The ability of the gold market to push a “16” handle on the price can be considered a minor victory for the bulls. You can see from the chart below, that within its broader consolidation pattern, gold had been experiencing a somewhat tightening or constricting of its range. The upper boundary of that “mini-pattern” has been the $1600 level. The ability of the bulls to take it through this region gives them a very slight advantage over the bears in the immediate term and provides the possibility of a push towards more stubborn resistance beginning near the $1620 level.

Keep in mind that every bit of today’s move higher was predicated on the notion being floated that the Fed is going to ease and provide additional stimulus measures as soon as next month. What the Fed giveth, the Fed can taketh away in a real hurry. What this means is that as long as traders feel fairly confident that the stimulus is coming sooner rather than later, gold will attract dip buyers. On the other hand, if anything comes along to disabuse them of this notion, the market will drop back down towards the bottom of the recent range where the big Asian buyers are lurking.

I have stated many times that I believe any additional bond buying programs are an enormous waste of time which will do absolutely nothing to deal with the underlying problems in the US economy, which are structural in nature. Simply put – there is already too much debt in the system. Trying to lower interest rates even further in order to encourage additional borrowing is a fool’s exercise.
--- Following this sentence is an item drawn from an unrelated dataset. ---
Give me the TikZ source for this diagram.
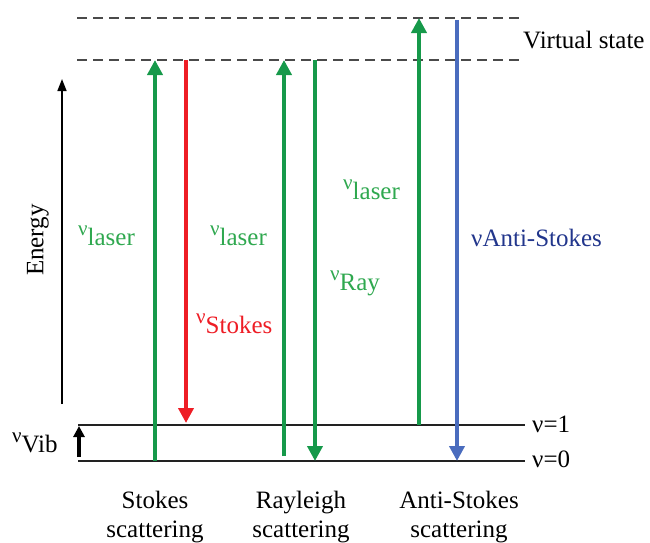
\documentclass[tikz,border=0pt]{standalone}
\usepackage{fontspec}
\setmainfont{Liberation Serif}
\usetikzlibrary{arrows.meta}

\definecolor{lasergreen}{HTML}{16994A}
\definecolor{labelgreen}{HTML}{2FA84F}
\definecolor{stokesred}{HTML}{EE1D25}
\definecolor{asblue}{HTML}{4A6CBE}
\definecolor{asnavy}{HTML}{22368C}
\definecolor{levelgray}{HTML}{222222}
\definecolor{virtgray}{HTML}{4A4A4A}

% small raised frequency symbol followed by its index
\newcommand{\freqsym}[1]{\raisebox{10pt}{\fontsize{21}{21}\selectfont ν}#1}

\begin{document}
\begin{tikzpicture}[x=1pt,y=-1pt,
  level/.style={line width=1.8pt, draw=levelgray},
  virtual/.style={line width=1.8pt, draw=virtgray, dash pattern=on 10pt off 6pt},
  photon/.style={line width=4.5pt, -{Triangle[width=15pt,length=15pt]}},
  txt/.style={font=\fontsize{25}{29}\selectfont, inner sep=0pt},
  procname/.style={txt, align=center}
]
\useasboundingbox (0,0) rectangle (650,542);

% energy levels
\coordinate (vA) at (77,18);   \coordinate (vB) at (525,18);
\coordinate (wA) at (77,60);   \coordinate (wB) at (525,60);
\coordinate (oneA) at (78,425); \coordinate (oneB) at (525,425);
\coordinate (zeroA) at (78,461); \coordinate (zeroB) at (525,461);
\draw[virtual] (vA) -- (vB);
\draw[virtual] (wA) -- (wB);
\draw[level] (oneA) -- (oneB);
\draw[level] (zeroA) -- (zeroB);

% energy axis
\coordinate (eLow) at (62,404);
\coordinate (eHigh) at (62,79);
\draw[line width=1.6pt, -{Triangle[width=9pt,length=12pt]}] (eLow) -- (eHigh);
\node[txt, rotate=90] (energy) at (38,240) {Energy};

% vibrational spacing
\coordinate (vibLow) at (79,457);
\coordinate (vibHigh) at (79,426);
\draw[line width=3.5pt, -{Triangle[width=11pt,length=11pt]}] (vibLow) -- (vibHigh);
\node[txt, anchor=base west] (vib) at (12,452) {\freqsym{Vib}};

% Stokes scattering
\coordinate (sUpA) at (155,461); \coordinate (sUpB) at (155,60);
\coordinate (sDnA) at (186,60);  \coordinate (sDnB) at (186,423);
\draw[photon, lasergreen] (sUpA) -- (sUpB);
\draw[photon, stokesred] (sDnA) -- (sDnB);

% Rayleigh scattering
\coordinate (rUpA) at (284,456); \coordinate (rUpB) at (284,60);
\coordinate (rDnA) at (315,60);  \coordinate (rDnB) at (315,461);
\draw[photon, lasergreen] (rUpA) -- (rUpB);
\draw[photon, lasergreen] (rDnA) -- (rDnB);

% anti-Stokes scattering
\coordinate (aUpA) at (419,425); \coordinate (aUpB) at (419,18);
\coordinate (aDnA) at (457,20);  \coordinate (aDnB) at (457,461);
\draw[photon, lasergreen] (aUpA) -- (aUpB);
\draw[photon, asblue] (aDnA) -- (aDnB);

% photon labels
\node[txt, text=labelgreen, anchor=base west] (l1) at (78,245) {\freqsym{laser}};
\node[txt, text=labelgreen, anchor=base west] (l2) at (210,245) {\freqsym{laser}};
\node[txt, text=labelgreen, anchor=base west] (l3) at (343,199) {\freqsym{laser}};
\node[txt, text=labelgreen, anchor=base west] (ray) at (330,290) {\freqsym{Ray}};
\node[txt, text=stokesred, anchor=base west] (sto) at (196,333) {\freqsym{Stokes}};
\node[txt, text=asnavy, anchor=base west] (ast) at (471,246) {νAnti-Stokes};

% level labels
\node[txt, anchor=base west] (n1) at (532,432) {ν=1};
\node[txt, anchor=base west] (n0) at (532,467) {ν=0};
\node[txt, anchor=base west] (virt) at (523,48) {Virtual state};

% process captions
\node[procname, anchor=north] (c1) at (155,491) {Stokes\\scattering};
\node[procname, anchor=north] (c2) at (301,491) {Rayleigh\\scattering};
\node[procname, anchor=north] (c3) at (459,491) {Anti-Stokes\\scattering};
\end{tikzpicture}
\end{document}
For Pete’s sake, the yield on the Ten Year note is at 1.406% today. Speaking sarcastically here I am sure that all those fence sitters out there just itching to spend money they do not have will immediately launch forward with those plans if the Fed manages to push the yield down to 1.25%.

They can do all they want to entice banks to lend instead of holding money at the Fed and earning interest but if consumers are afraid of sinking further into debt in this jobless economy, what good will conjuring up more attempts to entice lending do?

Also do not forget – the Fed has spent a minimum of $2.5 Trillion between QE1 and QE2. What lasting good did any of that do??? Answer – nothing.